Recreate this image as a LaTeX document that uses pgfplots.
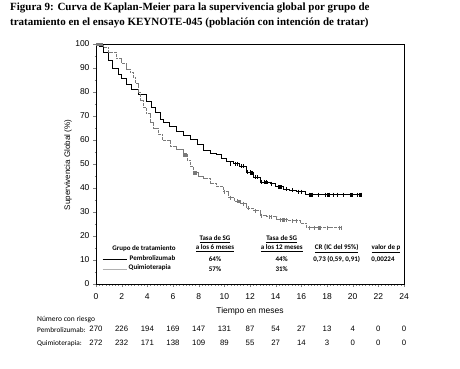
\documentclass[border=0pt]{standalone}
\usepackage{fontspec}
\setmainfont{Liberation Sans}
\newfontfamily\calfont{Carlito}
\newfontfamily\tmsfont{Liberation Serif}
\usepackage{pgfplots}
\pgfplotsset{compat=1.18}
\definecolor{chemo}{HTML}{7A7A7A}
\definecolor{legray}{HTML}{B0B0B0}
\begin{document}
\begin{tikzpicture}[x=1pt,y=1pt]
\path[use as bounding box] (0,0) rectangle (460,-368);
\node[anchor=base west, inner sep=0, font=\tmsfont\bfseries\fontsize{11}{12}\selectfont] at (10,-10) {Figura 9: Curva de Kaplan-Meier para la supervivencia global por grupo de};
\node[anchor=base west, inner sep=0, font=\tmsfont\bfseries\fontsize{11}{12}\selectfont] at (10,-25) {tratamiento en el ensayo KEYNOTE-045 (población con intención de tratar)};
\begin{axis}[
  at={(96pt,-284pt)}, anchor=south west, scale only axis,
  width=308pt, height=240pt,
  xmin=0, xmax=24, ymin=0, ymax=100,
  xtick={0,2,...,24}, ytick={0,10,...,100},
  minor x tick num=7, minor y tick num=1,
  tick align=outside, xtick pos=bottom, ytick pos=left,
  major tick length=3pt, minor tick length=1.5pt,
  tick label style={font=\fontsize{8.5}{9}\selectfont},
  xticklabel style={yshift=-3pt},
  /pgf/number format/assume math mode=true,
  axis line style={line width=0.8pt},
  clip=false,
]
% Pembrolizumab
\addplot[const plot, black, line width=1pt] coordinates {
(0,100) (0.3,99) (0.6,96.5) (0.96,93) (1.3,90) (1.74,87.3) (2.0,85.5) (2.39,83.2)
(2.8,81) (3.3,79) (3.95,76.2) (4.3,73.5) (4.6,71.3) (5.0,68.5) (5.25,67.2)
(5.7,65.5) (6.29,63.6) (6.8,62) (7.33,60.2) (7.9,58) (8.36,55.5) (8.9,54.5)
(9.4,53.9) (9.8,52.5) (10.19,51.1) (10.7,50.2) (11.22,49) (11.7,46.5)
(12.26,44.5) (12.78,42.5) (13.56,41.8) (14.0,40.5) (14.6,39.5) (15.1,39)
(15.64,38.5) (16.3,37.2) (20.7,37.2)};
\addplot[only marks, black, mark=|, mark size=2pt, line width=0.8pt] coordinates {
(10.5,50.2) (10.9,50.2) (11.0,50.2) (11.3,49) (11.5,49) (11.8,46.5) (12.0,46.5)
(12.4,44.5) (12.6,44.5) (12.9,42.5) (13.1,42.5) (13.3,42.5) (13.7,41.8) (14.2,40.5)
(14.4,40.5) (14.8,39.5) (15.3,39) (15.8,38.5) (16.0,38.5)
(16.6,37.2) (16.9,37.2) (17.3,37.2) (17.9,37.2) (18.2,37.2) (18.5,37.2) (18.8,37.2)
(19.3,37.2) (20.4,37.2) (20.7,37.2)};
\addplot[only marks, black, mark=square*, mark size=1.3pt] coordinates {
(12.1,46.5) (13.2,42.5) (14.3,40.5) (16.7,37.2) (18.1,37.2) (19.9,37.2) (20.6,37.2)};
% Quimioterapia
\addplot[const plot, chemo, line width=1pt, dash pattern=on 3pt off 0.8pt] coordinates {
(0,100) (0.3,99.5) (0.6,98.5) (1.0,96.5) (1.61,93.8) (2.0,92) (2.4,89.5)
(2.65,88) (2.91,86) (3.1,83.5) (3.3,80) (3.5,76.5) (3.69,73.5) (3.9,71)
(4.21,67.5) (4.5,65) (4.86,62.5) (5.2,60) (5.77,57.5) (6.3,56) (6.8,54)
(7.1,51.5) (7.4,49) (7.6,46.5) (8.0,45) (8.4,44) (8.9,42) (9.4,40.7)
(9.9,38.5) (10.3,36) (10.8,34.5) (11.22,33.5) (11.74,31.6) (12.26,30.5)
(12.78,28.5) (13.3,28) (14.08,26.7) (15.0,26.3) (15.9,25.4) (16.4,23.5) (19.15,23.5)};
\addplot[only marks, chemo, mark=|, mark size=2pt, line width=0.8pt] coordinates {
(10.0,38.5) (10.5,36) (11.0,34.5) (11.5,33.5) (11.9,31.6) (12.4,30.5) (12.9,28.5)
(13.5,28) (13.7,28) (14.4,26.7) (14.8,26.7) (15.3,26.3) (15.6,26.3)
(16.6,23.5) (17.0,23.5) (17.5,23.5) (18.0,23.5) (19.0,23.5) (19.15,23.5)};
\addplot[only marks, chemo, mark=square*, mark size=1.3pt] coordinates {
(0.15,100) (0.35,100) (6.9,54) (7.7,46.5) (11.1,34.5) (14.6,26.7) (17.4,23.5)};
\end{axis}
% axis labels
\node[rotate=90, font=\fontsize{8}{9}\selectfont] at (68,-165) {Supervivencia Global (\%)};
\node[font=\fontsize{8.5}{9}\selectfont] at (250,-311) {Tiempo en meses};
% in-plot table
\begin{scope}[font=\calfont\bfseries\fontsize{7}{8}\selectfont]
\node at (215,-239.3) {\underline{Tasa de SG}};
\node at (215,-248.3) {\underline{a los 6 meses}};
\node at (281.7,-239.3) {\underline{Tasa de SG}};
\node at (281.7,-248.3) {\underline{a los 12 meses}};
\node at (144,-248.3) {Grupo de tratamiento};
\node at (336.7,-248.3) {\underline{CR (IC del 95\%)}};
\node at (386,-248.3) {\underline{valor de p}};
\draw[line width=1.2pt, black] (102.7,-259.5) -- (127.3,-259.5);
\node[anchor=west, inner sep=1pt] at (128.5,-258) {Pembrolizumab};
\node at (215,-259.5) {64\%};
\node at (281.7,-259.5) {44\%};
\node at (336.7,-259.5) {0,73 (0,59, 0,91)};
\node at (383,-259.5) {0,00224};
\draw[line width=1pt, legray] (102.7,-269.5) -- (127.3,-269.5);
\node[anchor=west, inner sep=1pt] at (127.5,-267.5) {Quimioterapia};
\node at (215,-269) {57\%};
\node at (281.7,-269) {31\%};
\end{scope}
% risk table
\node[anchor=west, inner sep=0, font=\calfont\fontsize{7.5}{8}\selectfont] at (37,-320) {Número con riesgo};
\node[anchor=west, inner sep=0, font=\calfont\fontsize{7.3}{8}\selectfont] at (37,-329.5) {Pembrolizumab:};
\node[anchor=west, inner sep=0, font=\calfont\fontsize{7.3}{8}\selectfont] at (37,-343.5) {Quimioterapia:};
\foreach \v [count=\i from 0] in {270,226,194,169,147,131,87,54,27,13,4,0,0}
  \node[font=\fontsize{7.8}{8}\selectfont] at ({96+\i*25.667},-328.5) {\v};
\foreach \v [count=\i from 0] in {272,232,171,138,109,89,55,27,14,3,0,0,0}
  \node[font=\fontsize{7.8}{8}\selectfont] at ({96+\i*25.667},-342.5) {\v};
\end{tikzpicture}
\end{document}
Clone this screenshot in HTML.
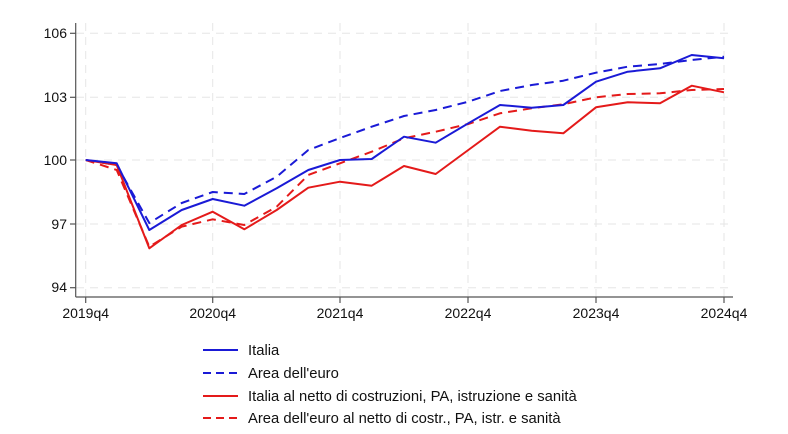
<!DOCTYPE html>
<html><head><meta charset="utf-8"><style>body{margin:0;background:#fff}svg{display:block}text{font-family:"Liberation Sans",Arial,sans-serif;fill:#111}</style></head>
<body>
<svg width="788" height="434" viewBox="0 0 788 434">
<g stroke="#e6e6e6" stroke-width="1" stroke-dasharray="8,6">
<line x1="76" y1="33.3" x2="733" y2="33.3"/><line x1="76" y1="97.3" x2="733" y2="97.3"/><line x1="76" y1="160" x2="733" y2="160"/><line x1="76" y1="224" x2="733" y2="224"/><line x1="76" y1="287.7" x2="733" y2="287.7"/>
<line x1="85.7" y1="23" x2="85.7" y2="297"/><line x1="212.7" y1="23" x2="212.7" y2="297"/><line x1="340" y1="23" x2="340" y2="297"/><line x1="468" y1="23" x2="468" y2="297"/><line x1="596" y1="23" x2="596" y2="297"/><line x1="724" y1="23" x2="724" y2="297"/>
</g>
<g stroke="#555" stroke-width="1.2" fill="none">
<line x1="75.7" y1="23" x2="75.7" y2="297"/><line x1="75.7" y1="297" x2="733" y2="297"/>
<line x1="70" y1="33.3" x2="75.7" y2="33.3"/><line x1="70" y1="97.3" x2="75.7" y2="97.3"/><line x1="70" y1="160" x2="75.7" y2="160"/><line x1="70" y1="224" x2="75.7" y2="224"/><line x1="70" y1="287.7" x2="75.7" y2="287.7"/>
<line x1="85.7" y1="297" x2="85.7" y2="303"/><line x1="212.7" y1="297" x2="212.7" y2="303"/><line x1="340" y1="297" x2="340" y2="303"/><line x1="468" y1="297" x2="468" y2="303"/><line x1="596" y1="297" x2="596" y2="303"/><line x1="724" y1="297" x2="724" y2="303"/>
</g>
<g font-size="14" text-anchor="end">
<text x="67" y="38">106</text><text x="67" y="102">103</text><text x="67" y="165">100</text><text x="67" y="229">97</text><text x="67" y="292">94</text>
</g>
<g font-size="14" text-anchor="middle">
<text x="85.7" y="318">2019q4</text><text x="212.7" y="318">2020q4</text><text x="340" y="318">2021q4</text><text x="468" y="318">2022q4</text><text x="596" y="318">2023q4</text><text x="724" y="318">2024q4</text>
</g>
<g fill="none" stroke-width="2" stroke-linejoin="round">
<polyline stroke="#1a1ad6" stroke-dasharray="9,6" points="85.7,160 116.7,165 149.3,223 181.7,203 212.7,192 244.3,194 276.7,176.7 308.3,150 340,138 371.7,126.7 404,116 435.7,110 468.3,101.7 500,91 531.7,85 563.3,80.7 596,72.7 627.7,66.7 660,64 691.7,60 724,56.7"/>
<polyline stroke="#e41a1a" stroke-dasharray="9,6" points="85.7,160 116.7,170 149.3,246.7 181.7,226.7 212.7,219.3 244.3,225 276.7,206.7 308.3,175 340,163.3 371.7,151.7 404,138.3 435.7,131.7 468.3,124 500,113.3 531.7,108.3 563.3,104.3 596,97.3 627.7,94 660,93.3 691.7,90 724,89"/>
<polyline stroke="#e41a1a" points="85.7,160 116.7,165 149.3,248.3 181.7,225 212.7,211.7 244.3,229.3 276.7,210 308.3,187.7 340,181.7 371.7,185.7 404,166 435.7,174 468.3,150 500,126.7 531.7,130.7 563.3,133.3 596,107.3 627.7,102.3 660,103.3 691.7,85.7 724,92.3"/>
<polyline stroke="#1a1ad6" points="85.7,160 116.7,163.3 149.3,230 181.7,210 212.7,199 244.3,205.7 276.7,188.3 308.3,170 340,160 371.7,159 404,136.7 435.7,142.7 468.3,123.3 500,105 531.7,107.7 563.3,105 596,81.7 627.7,71.7 660,68.3 691.7,55 724,58.3"/>
</g>
<g stroke-width="2">
<line x1="203" y1="350" x2="238" y2="350" stroke="#1a1ad6"/>
<line x1="203" y1="373" x2="238" y2="373" stroke="#1a1ad6" stroke-dasharray="8,5"/>
<line x1="203" y1="396" x2="238" y2="396" stroke="#e41a1a"/>
<line x1="203" y1="418" x2="238" y2="418" stroke="#e41a1a" stroke-dasharray="8,5"/>
</g>
<g font-size="14.8">
<text x="248" y="355">Italia</text>
<text x="248" y="378">Area dell'euro</text>
<text x="248" y="401">Italia al netto di costruzioni, PA, istruzione e sanità</text>
<text x="248" y="423">Area dell'euro al netto di costr., PA, istr. e sanità</text>
</g>
</svg>
</body></html>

= = = =

PROBLEM. Copy each line above that contains the word "this".

EXERCISE RESPONSE.
Recreate this image as a LaTeX document that uses pgfplots.
Clone this screenshot in HTML.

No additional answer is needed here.